In the Introductory Course, Sam makes a point to mention the phenomenon of sound. We can’t control whether or not we will hear a sound; sounds appear and then they are gone. We cannot make a sound linger any longer than it does. Of course, we can continue to think about sounds that were made and we can certainly be so lost in thought that we don’t notice certain sounds, but the idea is sounds are like thoughts in this way. They come into and out of existence and are detected through our brains.
In the case of sound, there are tiny bones and structures inside our ear that allow us to hear. Sound happens at the site of the eardrum and not from where ever it originated. That same principle applied to thoughts is empowering, in an oddly disempowering way. It is to say, “You have no control, except when you decide to sit and observe”. The thoughts will continue to pour in and it is up to you to decide where to focus your attention. Will we decide to focus on every thought that comes through in this manic or scattered way? Or will we, instead, allow ourselves to be the space within which those thoughts occur, and nothing more?

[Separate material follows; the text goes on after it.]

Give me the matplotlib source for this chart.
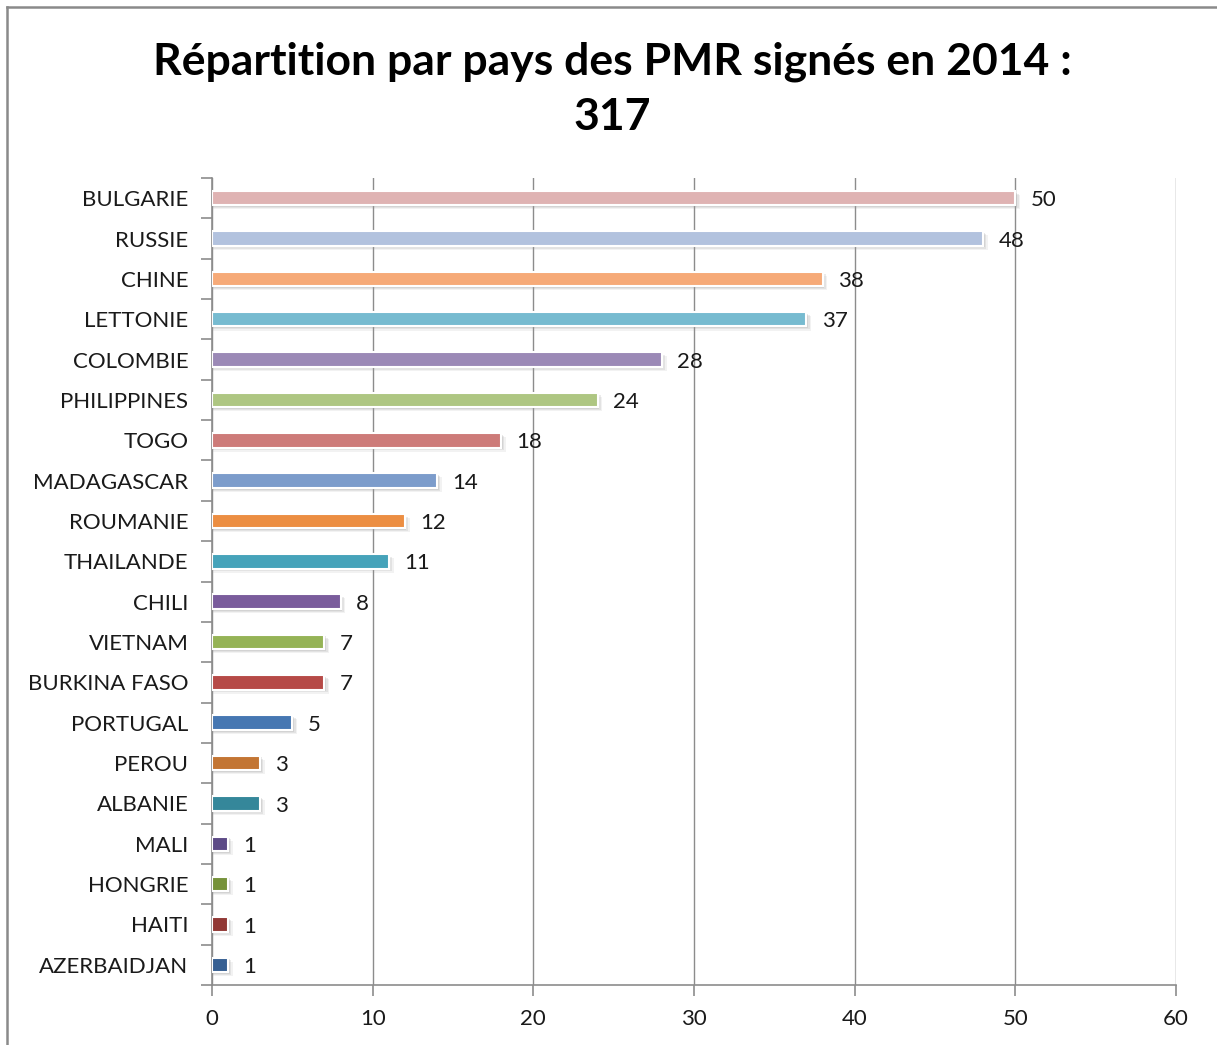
import matplotlib
matplotlib.use("Agg")
import matplotlib.pyplot as plt
from matplotlib.lines import Line2D

countries = ["BULGARIE", "RUSSIE", "CHINE", "LETTONIE", "COLOMBIE", "PHILIPPINES",
             "TOGO", "MADAGASCAR", "ROUMANIE", "THAILANDE", "CHILI", "VIETNAM",
             "BURKINA FASO", "PORTUGAL", "PEROU", "ALBANIE", "MALI", "HONGRIE",
             "HAITI", "AZERBAIDJAN"]
values = [50, 48, 38, 37, 28, 24, 18, 14, 12, 11, 8, 7, 7, 5, 3, 3, 1, 1, 1, 1]
colors = ["#DFB3B3", "#B2C2DE", "#F6AA78", "#77BBD0", "#9B89B6", "#AEC682",
          "#CD7B79", "#7C9CCB", "#EC8E42", "#46A3BA", "#7A5C9C", "#95B356",
          "#B64A47", "#4677B2", "#C37533", "#35879A", "#5C4A86", "#76923A",
          "#913835", "#365F92"]
xticks = [0, 10, 20, 30, 40, 50, 60]
title = "Répartition par pays des PMR signés en 2014 :\n317"

plt.rcParams['font.family'] = ['Lato', 'DejaVu Sans']

W, H = 1217, 1045
fig = plt.figure(figsize=(W / 100, H / 100), dpi=100)
ax = fig.add_axes([212 / W, 1 - 985 / H, (1176 - 212) / W, (985 - 178) / H])

n = len(countries)
ypos = list(range(n))
bh = 0.36

# soft shadows (layered)
for dy, ext, a in [(0.10, 0.30, 0.12), (0.07, 0.20, 0.18), (0.04, 0.10, 0.22)]:
    ax.barh([y + dy for y in ypos], [v + ext for v in values], height=bh,
            color="#9a9a9a", alpha=a, edgecolor="none", zorder=2)
ax.barh(ypos, values, height=bh, color=colors, edgecolor="white", linewidth=1.5,
        zorder=3)

for y, v in zip(ypos, values):
    ax.annotate(str(v), xy=(v, y), xytext=(11, -1.5), textcoords="offset points",
                ha="left", va="center", fontsize=16, color="#1a1a1a", zorder=4)

ax.set_xlim(0, 60)
ax.set_ylim(n - 0.5, -0.5)
ax.set_xticks(xticks)
ax.set_xticklabels([str(t) for t in xticks], fontsize=16, color="#1a1a1a")
ax.set_yticks(ypos)
ax.set_yticklabels(countries, fontsize=16, color="#1a1a1a")
ax.tick_params(axis="y", which="major", length=0, pad=17)
ax.set_yticks([i - 0.5 for i in range(n + 1)], minor=True)
ax.tick_params(axis="y", which="minor", length=8, width=1.2, color="#8c8c8c")
ax.tick_params(axis="x", length=8, width=1.2, color="#8c8c8c", pad=9)

ax.grid(axis="x", color="#8c8c8c", linewidth=1.0, zorder=0)
ax.set_axisbelow(True)
for s in ["top", "right"]:
    ax.spines[s].set_visible(False)
ax.spines["left"].set_color("#8c8c8c")
ax.spines["bottom"].set_color("#8c8c8c")
ax.spines["left"].set_linewidth(1.2)
ax.spines["bottom"].set_linewidth(1.2)

fig.text(612 / W, 1 - 89 / H, title, ha="center", va="center", fontsize=32,
         fontweight="bold", linespacing=1.45, color="black")

# outer frame
fig.add_artist(Line2D([7 / W, 7 / W], [0, 1 - 7 / H], transform=fig.transFigure,
                      color="#8a8a8a", linewidth=1.8))
fig.add_artist(Line2D([7 / W, 1], [1 - 7 / H, 1 - 7 / H], transform=fig.transFigure,
                      color="#8a8a8a", linewidth=1.8))

fig.savefig("out.png", dpi=100, facecolor="white")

Restless senses, o Arjuna, forcibly carry away the mind of even a wise person striving for perfection.
One should fix one’s mind on God with loving contemplation after bringing the senses under control. one’s intellect becomes steady when one’s senses are under complete control.
One develops attachment to sense objects by thinking about sense objects. Desire for sense objects comes from attachment to sense objects, and anger comes from unfulfilled desires.
Delusion or wild idea arises from anger. The mind is bewildered by delusion. Reasoning is destroyed when the mind is bewildered. One falls down from the right path when reasoning is destroyed.